→ Given task:
Skip the pictures, please, and write out exactly the lines from the opening of the data through the line containing "0xa8, 0xa0, 0xa0]".

>> START Supplied data

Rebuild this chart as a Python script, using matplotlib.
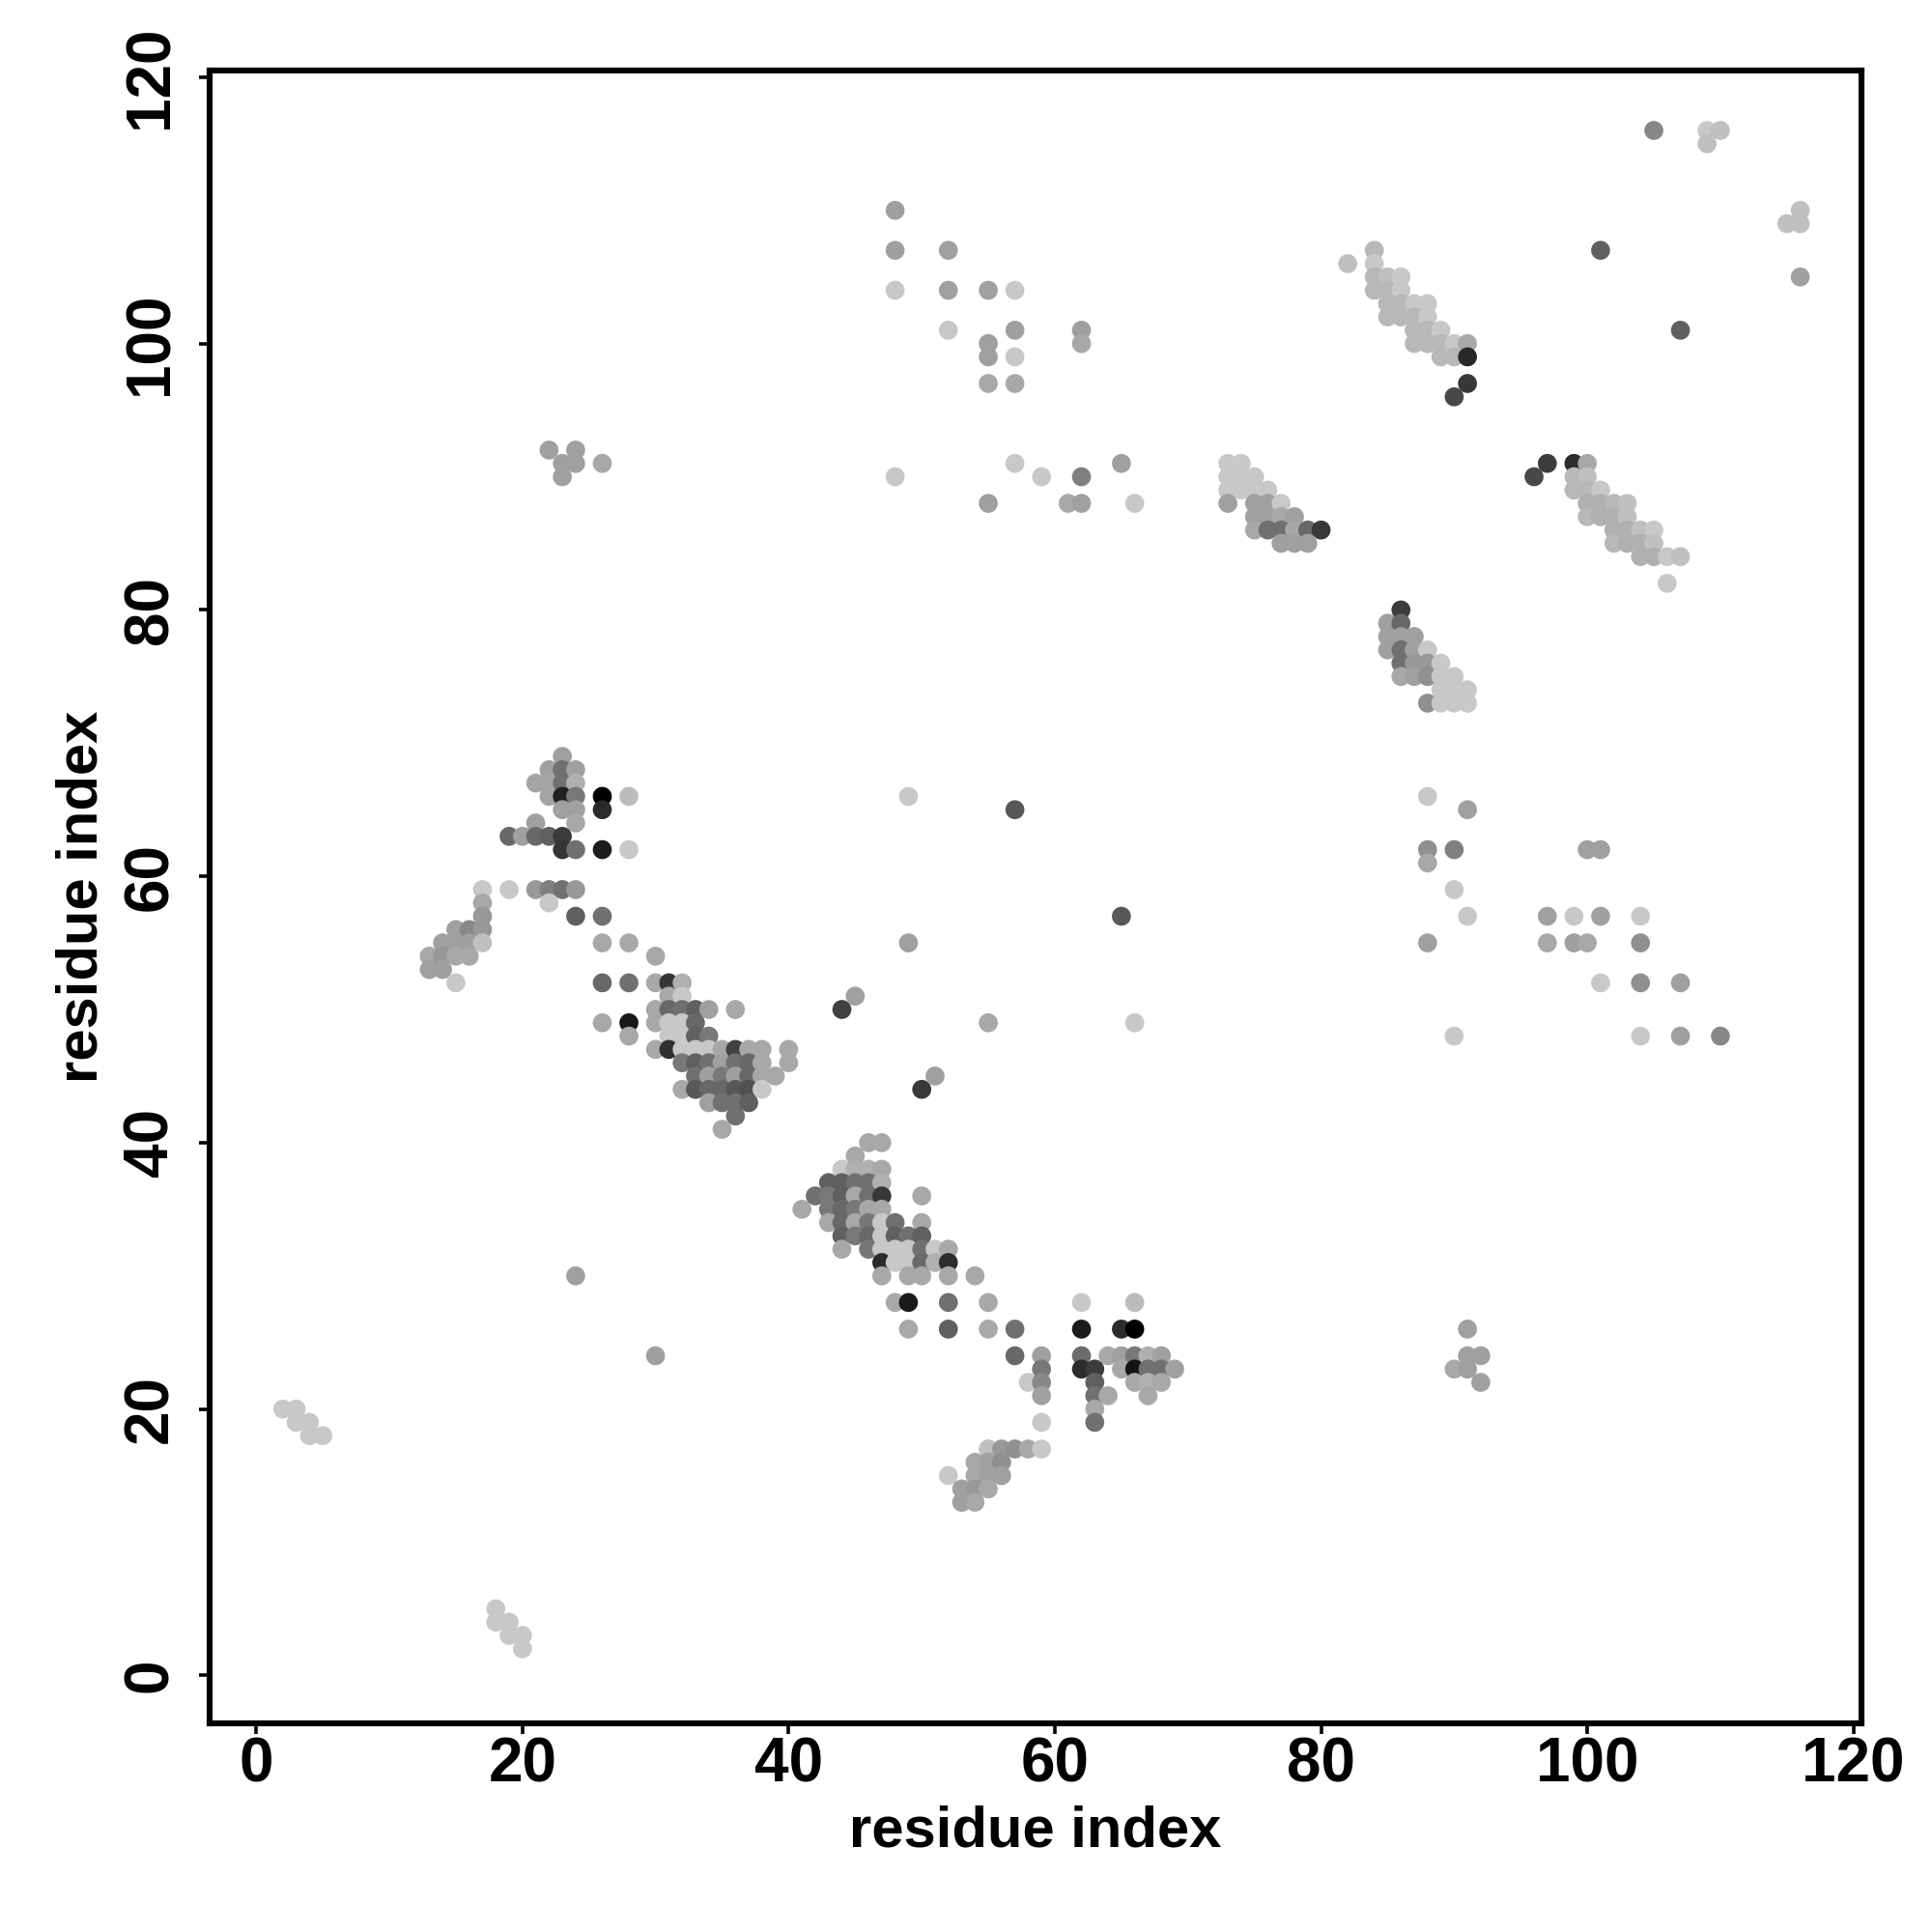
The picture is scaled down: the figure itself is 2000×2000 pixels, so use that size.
import numpy as np
import matplotlib
matplotlib.use('Agg')
import matplotlib.pyplot as plt

plt.rcParams['font.family'] = ['Liberation Sans', 'DejaVu Sans']

# contact map, one set of lists per cluster: residue i, residue j, grey level
c1_i = [23, 22, 23, 24, 21, 22, 23, 24, 22, 23, 24, 26, 28, 23, 24, 26, 21, 24, 19, 20, 21, 22, 23, 23, 24, 26, 28,
        17, 19, 21, 22, 23, 24, 17, 22, 17, 24, 26, 15, 16, 17, 14, 15, 16, 17, 26, 28, 13, 14, 15, 16, 30, 13, 14]
c1_j = [69, 68, 68, 68, 67, 67, 67, 67, 66, 66, 66, 66, 66, 65, 65, 65, 64, 64, 63, 63, 63, 63, 63, 62, 62, 62, 62,
        59, 59, 59, 59, 59, 59, 58, 58, 57, 57, 57, 56, 56, 56, 55, 55, 55, 55, 55, 55, 54, 54, 54, 54, 54, 53, 53]
c1_g = [0xa0, 0xa0, 0x70, 0xa0, 0xa5, 0xa5, 0x70, 0xb0, 0xa5, 0x20, 0x78, 0x00, 0xbb, 0xa0, 0xa0, 0x2a, 0xa0, 0xa8,
        0x68, 0xa0, 0x68, 0x60, 0x3c, 0x35, 0x70, 0x1c, 0xc8, 0xc8, 0xc8, 0x98, 0x80, 0x70, 0x98, 0xa8, 0xc8, 0x98,
        0x60, 0x70, 0xa0, 0x88, 0x98, 0xa0, 0xa0, 0xa0, 0xc0, 0xa8, 0xa8, 0xa8, 0x98, 0xa8, 0xa8, 0xa8, 0xa0, 0xa0]

c2_i = [15, 26, 28, 30, 31, 32, 31, 32, 30, 31, 32, 33, 34, 36, 26, 28, 30, 31, 32, 33, 28, 31, 32, 33, 34,
        30, 31, 32, 33, 34, 35, 36, 37, 38, 40, 32, 33, 34, 35, 36, 37, 38, 40,
        33, 34, 35, 36, 37, 38, 39, 32, 33, 34, 35, 36, 37, 38, 34, 35, 36, 37, 36, 35]
c2_j = [52, 52, 52, 52, 52, 52, 51, 51, 50, 50, 50, 50, 50, 50, 49, 49, 49, 49, 49, 49, 48, 48, 48, 48, 48,
        47, 47, 47, 47, 47, 47, 47, 47, 47, 47, 46, 46, 46, 46, 46, 46, 46, 46,
        45, 45, 45, 45, 45, 45, 45, 44, 44, 44, 44, 44, 44, 44, 43, 43, 43, 43, 42, 41]
c2_g = [0xc8, 0x68, 0x70, 0xa8, 0x35, 0xb0, 0xa8, 0xc8, 0xa8, 0x68, 0x70, 0x60, 0xa0, 0xa8, 0xa8, 0x18, 0xa8, 0xc8,
        0xc8, 0x68, 0xa8, 0xc8, 0xc8, 0x60, 0x78, 0xa8, 0x30, 0xc8, 0xc8, 0xc8, 0xa8, 0x40, 0xa8, 0xa8, 0xa8,
        0x78, 0x60, 0x70, 0xa0, 0x70, 0x68, 0xa8, 0xa8, 0x70, 0xa0, 0x78, 0xa0, 0x68, 0xa8, 0xa8,
        0xa8, 0x58, 0x68, 0x68, 0x58, 0x50, 0xc8, 0xa0, 0x70, 0x70, 0x60, 0x70, 0xa8]

c3_i = [46, 47, 45, 44, 45, 46, 47, 43, 44, 45, 46, 47, 42, 43, 44, 45, 46, 47, 50, 41, 43, 44, 45, 46, 47,
        43, 44, 45, 46, 47, 48, 50, 44, 45, 46, 47, 48, 49, 50, 44, 46, 47, 48, 49, 50, 51, 52,
        47, 48, 49, 50, 51, 52, 47, 49, 50, 52, 54, 48, 49, 52, 55, 49, 52, 55, 57]
c3_j = [40, 40, 39, 38, 38, 38, 38, 37, 37, 37, 37, 37, 36, 36, 36, 36, 36, 36, 36, 35, 35, 35, 35, 35, 35,
        34, 34, 34, 34, 34, 34, 34, 33, 33, 33, 33, 33, 33, 33, 32, 32, 32, 32, 32, 32, 32, 32,
        31, 31, 31, 31, 31, 31, 30, 30, 30, 30, 30, 28, 28, 28, 28, 26, 26, 26, 26]
c3_g = [0xa8, 0xa8, 0xa8, 0xc8, 0xb0, 0xb0, 0xa8, 0x60, 0x60, 0x70, 0x70, 0xb0, 0x70, 0x78, 0x60, 0xa8, 0x70, 0x38,
        0xa8, 0xa8, 0x78, 0x68, 0x78, 0xa8, 0xa8, 0xa8, 0x68, 0xa8, 0x78, 0xc8, 0x70, 0xa8, 0x60, 0x78, 0x68, 0xc8,
        0x60, 0x70, 0x60, 0xa8, 0x78, 0xc8, 0xc8, 0xc8, 0x70, 0xc8, 0xa8, 0x2c, 0xc8, 0xc8, 0x68, 0xb0, 0x2c, 0xa8,
        0xa8, 0xa8, 0xa8, 0xa8, 0xa8, 0x1a, 0x70, 0xa8, 0xa8, 0x60, 0xa8, 0x70]

c4_i = [62, 66, 62, 65, 66, 57, 59, 62, 64, 65, 66, 67, 68, 59, 62, 63, 65, 66, 67, 68, 69,
        58, 59, 63, 66, 67, 68, 59, 63, 64, 67, 63, 59, 63]
c4_j = [28, 28, 26, 26, 26, 24, 24, 24, 24, 24, 24, 24, 24, 23, 23, 23, 23, 23, 23, 23, 23,
        22, 22, 22, 22, 22, 22, 21, 21, 21, 21, 20, 19, 19]
c4_g = [0xc8, 0xbb, 0x1c, 0x2c, 0x00, 0x68, 0xa0, 0x6c, 0xa8, 0xa0, 0x78, 0xb0, 0xa0, 0x78, 0x2c, 0x3c, 0xa8, 0x14,
        0x70, 0x70, 0xa0, 0xc8, 0x88, 0x60, 0xa8, 0xb0, 0xa8, 0xa0, 0x70, 0xa8, 0xa8, 0xa8, 0xc8, 0x70]

c5_i = [55, 56, 57, 58, 59, 54, 55, 56, 52, 54, 55, 56, 53, 54, 55, 53, 54]
c5_j = [17, 17, 17, 17, 17, 16, 16, 16, 15, 15, 15, 15, 14, 14, 14, 13, 13]
c5_g = [0xc0, 0x98, 0x90, 0xa8, 0xc8, 0xa8, 0xa0, 0x90, 0xc8, 0xa8, 0xa0, 0xa0, 0xa0, 0x98, 0xa8, 0xa0, 0xa8]

c6_i = [73, 74, 73, 74, 75, 73, 74, 75, 76, 73, 75, 76, 77, 75, 76, 77, 78, 75, 76, 77, 78, 79, 80, 77, 78, 79]
c6_j = [91, 91, 90, 90, 90, 89, 89, 89, 89, 88, 88, 88, 88, 87, 87, 87, 87, 86, 86, 86, 86, 86, 86, 85, 85, 85]
c6_g = [0xc8, 0xc8, 0xc8, 0xc8, 0xc8, 0xc8, 0xc8, 0xc8, 0xc8, 0xa0, 0xa0, 0xa0, 0xc8, 0xa0, 0xa0, 0xa8, 0xa0, 0xa8,
        0x70, 0x70, 0xa8, 0x68, 0x38, 0xa0, 0xa0, 0xa0]

c7_i = [84, 82, 84, 84, 85, 86, 84, 85, 86, 85, 86, 87, 88, 85, 86, 87, 88, 87, 88, 89, 87, 88, 89, 90, 91, 89, 90, 91, 91, 90]
c7_j = [107, 106, 106, 105, 105, 105, 104, 104, 104, 103, 103, 103, 103, 102, 102, 102, 102, 101, 101, 101,
        100, 100, 100, 100, 100, 99, 99, 99, 97, 96]
c7_g = [0xb8, 0xc0, 0xc8, 0xb8, 0xc0, 0xc8, 0xb8, 0xb8, 0xc8, 0xb8, 0xb8, 0xc8, 0xc8, 0xb8, 0xb8, 0xb8, 0xc8, 0xb8,
        0xb8, 0xc8, 0xb8, 0xb8, 0xb8, 0xc8, 0xa8, 0xb8, 0xb8, 0x28, 0x38, 0x48]

c8_i = [97, 99, 100, 96, 99, 100, 99, 100, 101, 100, 101, 102, 103, 100, 101, 102, 103, 102, 103, 104, 105,
        102, 103, 104, 105, 104, 105, 106, 107, 106]
c8_j = [91, 91, 91, 90, 90, 90, 89, 89, 89, 88, 88, 88, 88, 87, 87, 87, 87, 86, 86, 86, 86,
        85, 85, 85, 85, 84, 84, 84, 84, 82]
c8_g = [0x3c, 0x2c, 0xa8, 0x48, 0xb8, 0xc0, 0xb8, 0xb8, 0xc8, 0xb0, 0xb0, 0xb8, 0xc0, 0xb8, 0xb0, 0xb0, 0xc0, 0xb0,
        0xb0, 0xc0, 0xc8, 0xb8, 0xb0, 0xb0, 0xc0, 0xb0, 0xb0, 0xc8, 0xc0, 0xc8]

c9_i = [86, 85, 86, 85, 86, 87, 85, 86, 87, 88, 86, 87, 88, 89, 86, 87, 88, 89, 90, 89, 90, 91, 88, 89, 90, 91]
c9_j = [80, 79, 79, 78, 78, 78, 77, 77, 77, 77, 76, 76, 76, 76, 75, 75, 75, 75, 75, 74, 74, 74, 73, 73, 73, 73]
c9_g = [0x3c, 0xa0, 0x68, 0xa0, 0xa0, 0xa0, 0xa0, 0x70, 0xa0, 0xc8, 0x70, 0x98, 0x98, 0xc8, 0xa8, 0xa0, 0x90, 0xc8,
        0xc8, 0xc8, 0xc8, 0xc8, 0x90, 0xc8, 0xc8, 0xc8]

# isolated contacts
lone_i = [48, 48, 48, 52, 52, 52, 55, 57, 55, 55, 55, 57, 57, 57, 62, 62, 105, 109, 110, 109, 116, 115, 116, 116,
          101, 107, 48, 57, 59, 55, 61, 62, 62, 65, 66, 22, 23, 24, 24, 23, 26,
          49, 57, 65, 49, 88, 91, 88, 90, 88, 100, 101, 90, 91, 88, 97, 99, 101, 104, 97, 99, 100, 104,
          101, 104, 107, 90, 104, 107, 110, 44, 45, 55, 66, 50, 51, 24, 30,
          91, 91, 92, 90, 91, 92, 2, 3, 3, 4, 4, 5, 18, 18, 19, 19, 20, 20]
lone_j = [110, 107, 104, 107, 104, 101, 104, 104, 100, 99, 97, 101, 99, 97, 101, 100, 116, 116, 116, 115, 110, 109, 109, 105,
          107, 101, 90, 91, 90, 88, 88, 88, 90, 91, 88, 92, 91, 92, 91, 90, 91,
          66, 65, 57, 55, 66, 65, 62, 62, 61, 62, 62, 59, 57, 55, 57, 57, 57, 57, 55, 55, 55, 55,
          52, 52, 52, 48, 48, 48, 48, 50, 51, 49, 49, 44, 45, 30, 24,
          26, 24, 24, 23, 23, 22, 20, 20, 19, 19, 18, 18, 5, 4, 4, 3, 3, 2]
lone_g = [0xa0, 0xa0, 0xc8, 0xa0, 0xa0, 0xc8, 0xa0, 0xc8, 0xa0, 0xa0, 0xa8, 0xa0, 0xc8, 0xa8, 0xa0, 0xa8, 0x88, 0xc8,
          0xc0, 0xc0, 0xc0, 0xc0, 0xc0, 0xa0, 0x60, 0x60, 0xc8, 0xc8, 0xc8, 0xa0, 0xa8, 0xa0, 0x80, 0xa0, 0xc8,
          0xa0, 0xa0, 0xa0, 0xa0, 0xa0, 0xa8, 0xc8, 0x58, 0x58, 0xa0, 0xc8, 0xa0, 0x90, 0x80, 0xa8, 0xa0, 0xa0,
          0xc8, 0xc8, 0xa0, 0xa0, 0xc8, 0xa0, 0xc8, 0xa8, 0xa0, 0xa8, 0x90, 0xc8, 0x90, 0xa0, 0xc8, 0xc8, 0xa0, 0x88,
          0x40, 0xa0, 0xa8, 0xc8, 0x38, 0xa0, 0xa0, 0xa0, 0xa0, 0xa0, 0xa0, 0xa8, 0xa0, 0xa0,
          0xc8, 0xc8, 0xc8, 0xc8, 0xc8, 0xc8, 0xc8, 0xc8, 0xc8, 0xc8, 0xc8, 0xc8]

ticks = [0, 20, 40, 60, 80, 100, 120]

res_i = c1_i + c2_i + c3_i + c4_i + c5_i + c6_i + c7_i + c8_i + c9_i + lone_i
res_j = c1_j + c2_j + c3_j + c4_j + c5_j + c6_j + c7_j + c8_j + c9_j + lone_j
grey = c1_g + c2_g + c3_g + c4_g + c5_g + c6_g + c7_g + c8_g + c9_g + lone_g
colors = [(g / 255, g / 255, g / 255) for g in grey]

fig = plt.figure(figsize=(10, 10), dpi=200)
ax = fig.add_axes([217 / 2000, 1 - 1784 / 2000, 1710 / 2000, 1711 / 2000])

ax.scatter(res_i, res_j, s=50, c=colors, linewidths=0, zorder=3)

ax.set_xlim(-3.5, 120.6)
ax.set_ylim(-3.6, 120.5)
ax.set_xticks(ticks)
ax.set_yticks(ticks)
ax.set_xticklabels(ticks, fontsize=23, fontweight='bold')
ax.set_yticklabels(ticks, fontsize=23, fontweight='bold', rotation=90, va='center')
ax.tick_params(axis='both', length=4, width=1.3, color='black')
ax.tick_params(axis='x', pad=1)
ax.tick_params(axis='y', pad=7)
ax.set_xlabel('residue index', fontsize=21.5, fontweight='bold', labelpad=4)
ax.set_ylabel('residue index', fontsize=21.5, fontweight='bold', labelpad=5)
for s in ax.spines.values():
    s.set_linewidth(2.2)

plt.savefig('out.png', dpi=200)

>> END Supplied data

→ Correct answer:
Rebuild this chart as a Python script, using matplotlib.
The picture is scaled down: the figure itself is 2000×2000 pixels, so use that size.
import numpy as np
import matplotlib
matplotlib.use('Agg')
import matplotlib.pyplot as plt

plt.rcParams['font.family'] = ['Liberation Sans', 'DejaVu Sans']

# contact map, one set of lists per cluster: residue i, residue j, grey level
c1_i = [23, 22, 23, 24, 21, 22, 23, 24, 22, 23, 24, 26, 28, 23, 24, 26, 21, 24, 19, 20, 21, 22, 23, 23, 24, 26, 28,
        17, 19, 21, 22, 23, 24, 17, 22, 17, 24, 26, 15, 16, 17, 14, 15, 16, 17, 26, 28, 13, 14, 15, 16, 30, 13, 14]
c1_j = [69, 68, 68, 68, 67, 67, 67, 67, 66, 66, 66, 66, 66, 65, 65, 65, 64, 64, 63, 63, 63, 63, 63, 62, 62, 62, 62,
        59, 59, 59, 59, 59, 59, 58, 58, 57, 57, 57, 56, 56, 56, 55, 55, 55, 55, 55, 55, 54, 54, 54, 54, 54, 53, 53]
c1_g = [0xa0, 0xa0, 0x70, 0xa0, 0xa5, 0xa5, 0x70, 0xb0, 0xa5, 0x20, 0x78, 0x00, 0xbb, 0xa0, 0xa0, 0x2a, 0xa0, 0xa8,
        0x68, 0xa0, 0x68, 0x60, 0x3c, 0x35, 0x70, 0x1c, 0xc8, 0xc8, 0xc8, 0x98, 0x80, 0x70, 0x98, 0xa8, 0xc8, 0x98,
        0x60, 0x70, 0xa0, 0x88, 0x98, 0xa0, 0xa0, 0xa0, 0xc0, 0xa8, 0xa8, 0xa8, 0x98, 0xa8, 0xa8, 0xa8, 0xa0, 0xa0]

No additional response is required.